In high-velocity industrial environments, risk rarely comes from a single factor. It emerges when people, forklifts, pallet trucks, and automated equipment share the same corridors without clear, enforceable separation. When routes are improvised—and visibility is compromised—near-misses become normalised until a serious incident occurs.
To create safer, more predictable movement across warehouses, production floors, and logistics hubs, Raysan provides engineered barrier solutions that establish order where traffic density is highest—reducing collision exposure while supporting operational continuity.

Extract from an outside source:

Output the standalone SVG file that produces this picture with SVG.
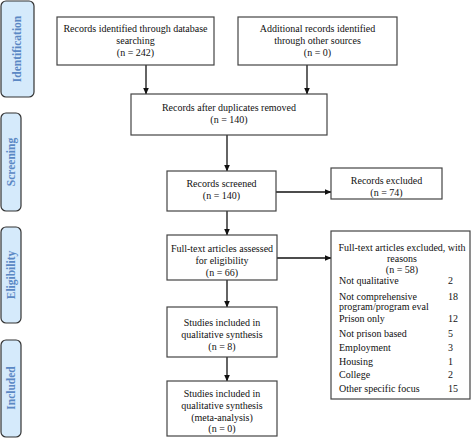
<svg xmlns="http://www.w3.org/2000/svg" width="473" height="446" viewBox="0 0 473 446">
<defs>
<marker id="ah" markerWidth="7" markerHeight="6" refX="6.5" refY="3" orient="auto" markerUnits="userSpaceOnUse">
<path d="M0,0 L7,3 L0,6 Z" fill="#111"/>
</marker>
<style>
.box{fill:#fff;stroke:#444;stroke-width:1.2}
.stage{fill:#d5eafb;stroke:#333;stroke-width:1.2}
.st{font-family:"Liberation Serif","Times New Roman",serif;font-weight:bold;font-size:11.5px;fill:#5b88c4;text-anchor:middle}
.t{font-family:"Liberation Serif","Times New Roman",serif;font-size:10px;fill:#111;text-anchor:middle}
.l{font-family:"Liberation Serif","Times New Roman",serif;font-size:10px;fill:#111}
.c{stroke:#111;stroke-width:1.3;fill:none;marker-end:url(#ah)}
</style>
</defs>
<rect width="473" height="446" fill="#fff"/>
<g id="stage-identification"><rect class="stage" x="1" y="1" width="33" height="96" rx="5"/><text class="st" transform="translate(21,49) rotate(-90)">Identification</text></g>
<g id="stage-screening"><rect class="stage" x="1" y="113" width="20" height="98" rx="5"/><text class="st" transform="translate(15,162) rotate(-90)">Screening</text></g>
<g id="stage-eligibility"><rect class="stage" x="1" y="227" width="20" height="96" rx="5"/><text class="st" transform="translate(15,275) rotate(-90)">Eligibility</text></g>
<g id="stage-included"><rect class="stage" x="1" y="340" width="20" height="97" rx="5"/><text class="st" transform="translate(15,388) rotate(-90)">Included</text></g>

<g id="connectors">
<line class="c" x1="146" y1="65" x2="146" y2="94"/>
<line class="c" x1="307" y1="65" x2="307" y2="94"/>
<line class="c" x1="227" y1="135" x2="227" y2="171"/>
<line class="c" x1="276" y1="192" x2="331" y2="192"/>
<line class="c" x1="227" y1="211" x2="227" y2="235"/>
<line class="c" x1="277" y1="258" x2="331" y2="258"/>
<line class="c" x1="227" y1="280" x2="227" y2="307"/>
<line class="c" x1="227" y1="357" x2="227" y2="381"/>
</g>

<g id="n1"><rect class="box" x="57" y="17" width="157" height="48"/>
<text class="t" x="135.5" y="32">Records identified through database</text>
<text class="t" x="135.5" y="44">searching</text>
<text class="t" x="135.5" y="56">(n =  242)</text></g>
<g id="n2"><rect class="box" x="238" y="17" width="159" height="48"/>
<text class="t" x="317.5" y="32">Additional records identified</text>
<text class="t" x="317.5" y="44">through other sources</text>
<text class="t" x="317.5" y="56">(n = 0)</text></g>
<g id="n3"><rect class="box" x="131" y="94" width="196" height="41"/>
<text class="t" x="229" y="111">Records after duplicates removed</text>
<text class="t" x="229" y="123">(n = 140)</text></g>
<g id="n4"><rect class="box" x="167" y="171" width="109" height="40"/>
<text class="t" x="221.5" y="187">Records screened</text>
<text class="t" x="221.5" y="199">(n = 140)</text></g>
<g id="n5"><rect class="box" x="331" y="168" width="111" height="31"/>
<text class="t" x="386.5" y="184">Records excluded</text>
<text class="t" x="386.5" y="196">(n = 74)</text></g>
<g id="n6"><rect class="box" x="167" y="235" width="110" height="45"/>
<text class="t" x="222" y="252">Full-text articles assessed</text>
<text class="t" x="222" y="264">for eligibility</text>
<text class="t" x="222" y="276">(n = 66)</text></g>
<g id="n7"><rect class="box" x="331" y="231" width="139" height="168"/>
<text class="t" x="402" y="251">Full-text articles excluded, with</text>
<text class="t" x="402" y="262">reasons</text>
<text class="t" x="402" y="273">(n = 58)</text>
<text class="l" x="339" y="284">Not qualitative</text><text class="l" x="448" y="284">2</text>
<text class="l" x="339" y="300">Not comprehensive</text><text class="l" x="448" y="300">18</text>
<text class="l" x="339" y="310">program/program eval</text>
<text class="l" x="339" y="322">Prison only</text><text class="l" x="448" y="322">12</text>
<text class="l" x="339" y="337">Not prison based</text><text class="l" x="448" y="337">5</text>
<text class="l" x="339" y="351">Employment</text><text class="l" x="448" y="351">3</text>
<text class="l" x="339" y="365">Housing</text><text class="l" x="448" y="365">1</text>
<text class="l" x="339" y="378">College</text><text class="l" x="448" y="378">2</text>
<text class="l" x="339" y="392">Other specific focus</text><text class="l" x="448" y="392">15</text></g>
<g id="n8"><rect class="box" x="167" y="307" width="110" height="50"/>
<text class="t" x="222" y="326">Studies included in</text>
<text class="t" x="222" y="338">qualitative synthesis</text>
<text class="t" x="222" y="350">(n = 8)</text></g>
<g id="n9"><rect class="box" x="167" y="381" width="110" height="55"/>
<text class="t" x="222" y="397">Studies included in</text>
<text class="t" x="222" y="409">qualitative synthesis</text>
<text class="t" x="222" y="421">(meta-analysis)</text>
<text class="t" x="222" y="432">(n = 0)</text></g>
</svg>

Why Incidents Cluster at Intersections of People and Equipment
Most collision events and impact damage share a common pattern: human and mechanical movement intersect without a disciplined traffic plan. Aisles become shortcuts, blind corners turn into merging lanes, and walkways dissolve as production intensity rises. The result is not only safety risk; it is also operational friction—damaged racking, disrupted picking routes, equipment downtime, and avoidable maintenance cost.
An effective protection strategy therefore needs two complementary components: one that defines where pedestrians can move, and another that shields critical infrastructure from the inevitable minor impacts that occur in daily material handling.
Pedestrian Barrier: Creating Routes That People Actually Follow
A pedestrian barrier is most valuable when it does more than “mark a line.” It forms a physical, visible, and psychologically clear boundary that turns guidance into compliance. When pedestrian movement is channelled into consistent routes, forklift operators can anticipate foot traffic—and pedestrians are less likely to step into active equipment paths.
In practice, a well-planned pedestrian system supports safer behaviour by making the correct choice the easiest choice. High-visibility design improves recognition, and defined access points reduce unpredictable crossing—especially near loading bays, aisle transitions, and staging zones.
Typical outcomes of structured pedestrian routing include:
- Predictable foot traffic patterns that reduce surprise crossings
- Clear, restricted access to high-risk areas such as forklift lanes and pallet staging
- Improved site-wide visual discipline in busy and high-speed operating zones
- Safer visitor movement during tours, audits, or contractor work
Safety Barrier Systems: Absorbing Impacts Before They Become Disruptions
While pedestrian control protects people, facility resilience depends on protecting assets—racking, walls, machinery, charging stations, and production lines. A safety barrier system provides physical protection against equipment collisions that can otherwise escalate into costly repairs and operational stoppages.
In daily logistics, minor impacts are not a question of “if,” but “when.” The practical objective is to manage collision energy in a way that limits damage, preserves structural integrity, and keeps workflows running. Flexible barrier designs that absorb and disperse force—rather than transmitting it—help reduce the downstream consequences of a strike.
Where safety barriers typically add the most value:
- Racking ends and upright protection in high-turn aisles
- Corner zones where turning radius and blind spots increase strike probability
- Machinery perimeters and sensitive infrastructure within production lines
- Segmentation of buffer zones around pedestrian crossings and restricted areas
Integrated Protection: When Barriers Work as a Single Traffic Architecture
The most effective facilities do not treat pedestrian protection and impact protection as separate projects. They deploy both as part of one traffic architecture: pedestrians move through enforced pathways, equipment stays within designated lanes, and critical infrastructure is shielded at key contact points.
When pedestrian barriers and safety barrier systems are designed together, facilities typically achieve:
- Clear separation between foot routes and mechanical traffic lanes
- Reduced forklift–pedestrian interaction points across daily workflows
- Lower asset repair, replacement, and unplanned maintenance exposure
- More consistent operational rhythm through fewer disruptions and stoppages
This layered approach prevents incidents before they occur—rather than treating damage as an unavoidable cost of doing business.
Durability and Maintenance: Keeping Protection Reliable Over Time
A barrier system is only effective if it remains visible, stable, and serviceable as operations scale. Low-maintenance designs reduce the burden on site teams and help protection remain consistent shift after shift.
Material choices that resist corrosion, fading, and surface degradation are particularly beneficial in demanding environments. When barriers retain their structure and visibility with minimal intervention, facilities experience fewer operational interruptions and more predictable long-term cost control.
Implementation Focus: How to Deploy Barriers for Maximum Risk Reduction
For most sites, the quickest wins come from addressing the highest-interaction zones first. A structured rollout typically starts with mapping traffic, identifying conflict points, then adding physical separation where behaviour and geometry create risk.
A practical deployment sequence often includes:
- Define primary forklift routes and restrict pedestrian access along these lanes
- Create enforced walkways between workstations, offices, and break areas
- Protect racking ends, corners, and machinery perimeters exposed to turning traffic
- Standardise signage and entry points so movement rules remain intuitive
- Review incident and near-miss patterns and adjust barrier placement accordingly
Conclusion: Safer Movement Is a Design Outcome
Industrial safety improves most when movement is designed—not improvised. A pedestrian barrier defines how people travel through high-activity zones, while safety barrier systems protect critical assets from collision energy that would otherwise disrupt operations.